Bug 1415849

Summary:	Using sparse_logical_volumes=true for Nova ephemeral leads to disk access errors
Product:	Red Hat OpenStack	Reporter:	David Hill <dhill>
Component:	openstack-nova	Assignee:	Eoghan Glynn <eglynn>
Status:	CLOSED WONTFIX	QA Contact:	Prasanth Anbalagan <panbalag>
Severity:	low	Docs Contact:
Priority:	low
Version:	9.0 (Mitaka)	CC:	berrange, dasmith, dhill, eglynn, justin.rackliffe, kchamart, mbooth, sbauza, sferdjao, sgordon, srevivo, vromanso
Target Milestone:	---	Keywords:	ZStream
Target Release:	---
Hardware:	Unspecified
OS:	Unspecified
Whiteboard:
Fixed In Version:		Doc Type:	If docs needed, set a value
Doc Text:		Story Points:	---
Clone Of:		Environment:
Last Closed:	2018-01-19 15:37:45 UTC	Type:	Bug
Regression:	---	Mount Type:	---
Documentation:	---	CRM:
Verified Versions:		Category:	---
oVirt Team:	---	RHEL 7.3 requirements from Atomic Host:
Cloudforms Team:	---	Target Upstream Version:
Embargoed:

Description David Hill 2017-01-23 23:26:01 UTC

Description of problem:
Attempting to thin provision when images_type=lvm results in a broken volume chain and disk read errors in the Instances.

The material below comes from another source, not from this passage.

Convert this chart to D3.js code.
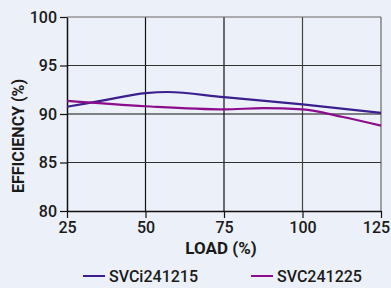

applicable configs from nova.conf
images_type=lvm
images_volume_group=<vgname>
volume_clear=none #this should bypass the heavy dd on a instance delete
sparse_logical_volumes=true #created disk errors
force_raw_images=false #avoids the heavy qemu convert

Version-Release number of selected component (if applicable):


How reproducible:
Always

Steps to Reproduce:
1. Configure images_type=lvm and sparse_logical_volumes=true
2. Boot a VM using a flavor with 10GB and the RHEL 7.3 KVM guest
3.

Actual results:
Fails to boot 

Expected results:
Boots

Additional info:
This is easily reproducable and if this feature is not supported, perhaps it should be removed from OpenStack at all.

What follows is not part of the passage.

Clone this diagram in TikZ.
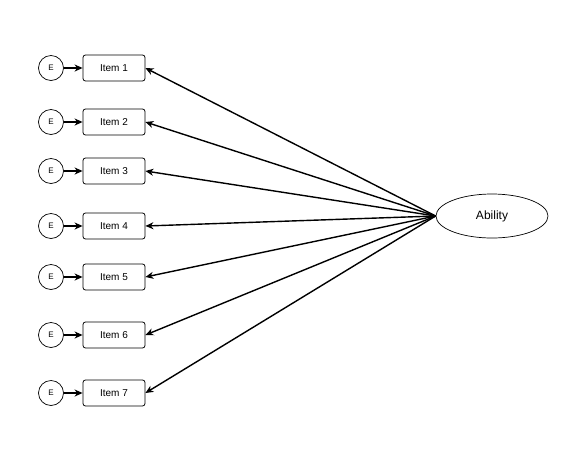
\documentclass[tikz,border=0pt]{standalone}
\usepackage{fontspec}
\setmainfont{Liberation Sans}
\usetikzlibrary{arrows.meta,shapes.geometric}
\begin{document}
\begin{tikzpicture}[x=1pt,y=-1pt,
  item/.style={draw,rounded corners=2.5pt,minimum width=62pt,minimum height=26pt,inner sep=0pt,font=\fontsize{10}{11}\selectfont,line width=0.8pt},
  err/.style={draw,circle,minimum size=25pt,inner sep=0pt,font=\fontsize{8}{9}\selectfont,line width=0.7pt},
  lat/.style={draw,ellipse,minimum width=112pt,minimum height=44pt,inner sep=0pt,font=\fontsize{12}{13}\selectfont,line width=0.7pt},
  arr/.style={-{Stealth[length=8pt,width=7pt,inset=2.5pt]},line width=1.4pt}]
\fill[white] (0,0) rectangle (582,456);
\useasboundingbox (0,0) rectangle (582,456);
\node[lat] (ab) at (492,216) {Ability};
\foreach \i/\y in {1/68,2/122,3/171,4/226,5/277,6/335,7/393}{
  \node[item] (it\i) at (114,\y) {Item \i};
  \node[err] (e\i) at (51,\y) {E};
  \draw[arr] (e\i) -- (it\i);
  \draw[arr] (ab.west) -- (it\i.east);
}
\end{tikzpicture}
\end{document}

Comment 1 Justin Rackliffe 2017-01-24 13:47:15 UTC

There are some additional checks that could be done for config testing when sparse=true.

One key issue I found was in the OSP9 RHEV install lvm.conf had thin_pool_autoextend_threshold set to 100 so the initial sized thinpool lv would max out, but the qemu-img convert call would still return a 0.

I also found that on delete the thinlv would be removed (eg uuid_disk), but the autogenerated thinpool (datalv and metalv) would be left so you would collect the lvol### instances within lvm and I found no garbage collection routine.

The autoextend (I tested w 70 w a 20% increase) seemingly is not quick enough to match either qemu-img or a dd sourced data addition routine.  I would see a variety of sizes in LSize for the thinpool after a copy complete.  It seems like the writes are being ACK'd, but not being written back correctly.

As a note using lvm sparse or thick vols I don't see an alternative to the raw conversion so that is an expected overhead for using lvm.  I do find it a bit curious why lvm snaps of a thick or thin hosted _base image don't seem to be used when cow is true.

Comment 2 Matthew Booth 2017-01-27 13:58:33 UTC

For reference: not reproducible on devstack. Will try with packstack RHOS 9 and LVM.

In case I can't reproduce, could you please share a sosreport from an affected machine with a failure in the logs?